DNS é o sistema que nos permite decorar “google.com” ou “nytimes.com” ou “g1.globo.com” e não nos preocuparmos em saber que google pode ser 142.251.132.46 ou 142.251.129.142 ou … — sistemas grandes como o google podem responder por diversos IPs diferentes, impossível de decorar. O DNS resolve esse problema muito bem com diversos servidores espalhados pelo mundo, basta mandar uma pergunta para ele e receber de volta o IP correspondente. São diversos tipos de perguntas possíveis, uma delas é para descobrir qual o servidor de email de um determinado domínio. Sabendo qual o endereço do servidor de email podemos usar um outro protocolo em cima de IP para mandar uma mensagem — nossa confirmação da criação da conta.

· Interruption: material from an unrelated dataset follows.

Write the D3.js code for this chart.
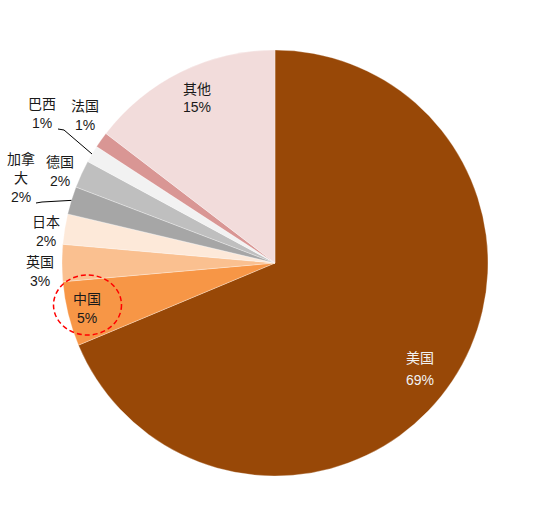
<!DOCTYPE html>
<html>
<head>
<meta charset="utf-8">
<script src="https://cdn.jsdelivr.net/npm/d3@7"></script>
<style>
  body { margin: 0; background: #fff; }
  svg { display: block; }
</style>
</head>
<body>
<svg id="chart"></svg>
<script>
// share of total (clockwise from 12 o'clock)
const countries = ["美国", "中国", "英国", "日本", "加拿大", "德国", "巴西", "法国", "其他"];
const shares = [68.7, 4.9, 2.8, 2.3, 2.1, 2.1, 1.3, 1.2, 14.6];
const shareLabels = ["69%", "5%", "3%", "2%", "2%", "2%", "1%", "1%", "15%"];
const sliceColors = ["#984807", "#f79646", "#fac090", "#fde9d9", "#a6a6a6",
                     "#bfbfbf", "#f2f2f2", "#d99694", "#f2dcdb"];

// label layout (first line centre, line gap) and line breaks
const labelAt = [[420, 358], [87, 299], [40, 262], [46, 222], [21, 159],
                 [60, 162], [42, 104], [85, 106], [197, 89]];
const labelGap = [22, 19, 19, 19, 19, 19, 19, 19, 18];
const labelLines = [null, null, null, null, ["加拿", "大"], null, null, null, null];
const leaderFrom = { "巴西": [[58, 129], [64, 130]], "加拿大": [[36, 203], [42, 202]] };

const width = 550;
const height = 525;
const cx = 275, cy = 263, radius = 213;

const svg = d3.select('#chart')
    .attr('width', width)
    .attr('height', height)
    .style('font-family', '"Liberation Sans", Arial, "Noto Sans CJK SC", sans-serif')
    .style('font-size', '14px');

const data = countries.map((c, i) => ({ name: c, value: shares[i], label: shareLabels[i], idx: i }));

const pie = d3.pie().sort(null).value(d => d.value);
const arc = d3.arc().innerRadius(0).outerRadius(radius);
const edge = d3.arc().innerRadius(radius).outerRadius(radius);

const g = svg.append('g').attr('transform', `translate(${cx},${cy})`);
const arcs = pie(data);

g.selectAll('path')
    .data(arcs)
    .join('path')
    .attr('d', arc)
    .attr('fill', d => sliceColors[d.data.idx])
    .attr('stroke', '#fff')
    .attr('stroke-width', 0.3);

// leader lines for the two outside labels that need them
arcs.forEach(d => {
    const pts = leaderFrom[d.data.name];
    if (!pts) return;
    const [ex, ey] = edge.centroid(d);
    const line = pts.concat([[ex + cx, ey + cy]]);
    svg.append('path')
        .attr('d', d3.line()(line))
        .attr('fill', 'none')
        .attr('stroke', '#000')
        .attr('stroke-width', 1);
});

// labels
data.forEach((d, i) => {
    const lines = (labelLines[i] || [d.name]).concat([d.label]);
    const [lx, ly] = labelAt[i];
    const t = svg.append('text')
        .attr('text-anchor', 'middle')
        .attr('fill', i === 0 ? '#f2f2f2' : '#1a1a1a');
    lines.forEach((s, k) => {
        t.append('tspan')
            .attr('x', lx)
            .attr('y', ly + k * labelGap[i])
            .attr('dy', '0.36em')
            .text(s);
    });
});

// red dashed highlight round 中国
svg.append('ellipse')
    .attr('cx', 87.5)
    .attr('cy', 305)
    .attr('rx', 34)
    .attr('ry', 30)
    .attr('fill', 'none')
    .attr('stroke', '#ff0000')
    .attr('stroke-width', 1.5)
    .attr('stroke-dasharray', '5,3');
</script>
</body>
</html>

O que um sistema de envio de email faz é basicamente descobrir qual o IP do servidor de destino, perguntando para o DNS essa informação, e depois é feita uma conexão entre os servidores e o email é transferido para o servidor de destino. Falando assim parece super simples e realmente o conceito é simples — depois foram adicionadas camadas de segurança, criptografia, assinaturas para garantir que só um servidor possa enviar email para um dado domínio, etc.

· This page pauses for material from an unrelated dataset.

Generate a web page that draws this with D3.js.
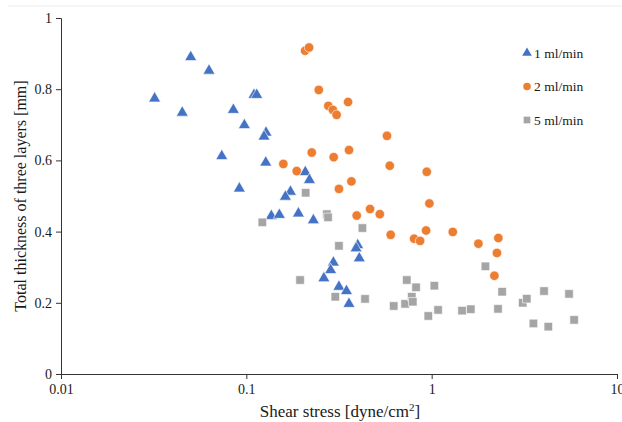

Outros sistemas que formam a internet são muito similares quando focamos no essencial, como por exemplo como a Web (http) funciona. O que acontece quando abrimos um navegador e digitamos www.amazon.com? Inclusive essa é uma pergunta muito usada em entrevistas, dá para responder de muitas formas, cada pessoa vai acabar focando no que sabe mais. Um desenvolvedor de navegador pode falar sobre como conexões são abertas, memórias que são alocadas, interações com o sistema operacional, bibliotecas para renderizar, etc. Um engenheiro de redes pode falar sobre roteadores, como as rotas são distribuídas e quão dinâmica uma rede é. Alguém que trabalhe com frontend pode falar sobre como o navegador exibe a página, como o estilo da página é interpretado, como os scripts são executados. Mas respondendo a pergunta de forma muito concisa e abstraindo que vivemos cercados de estilo, scripts e imagens:
- O navegador descobre para qual IP o endereço digitado aponta. (Olha o DNS aparecendo aqui).
- O navegador abre uma conexão para o IP na porta 80 (sim, estou ignorando criptografia).
- Navegador manda alguns dados para o servidor (página, identificação do navegador, versão do protocolo, etc)
- Servidor verifica o que foi recebido e procura se o arquivo existe. Se existir, manda o arquivo de volta. Caso contrário retorna erro.
- Navegador recebe o arquivo e exibe na tela.
Simples, não? Claro que para realmente funcionar temos um mundo de outras coisas acontecendo. Milhares de detalhes estão escondidos e são, em geral, irrelevantes para a maioria das pessoas. Dependendo da curiosidade ou da necessidade do trabalho podemos explorar cada uma das partes. Mas é necessário termos os conceitos básicos de forma clara, pois a partir deles conseguimos entender o resto ou até mesmo criar novas tecnologias.
A internet é formada por várias caixinhas pretas que piscam, mas não é uma única que controla tudo. Pode-se dizer que os conceitos fundamentais são simples. A soma de muitos conceitos simples é que tornam o todo extremamente complexo. Isolando e removendo as partes não essenciais conseguimos entender muito melhor como qualquer coisa funciona, não só a internet.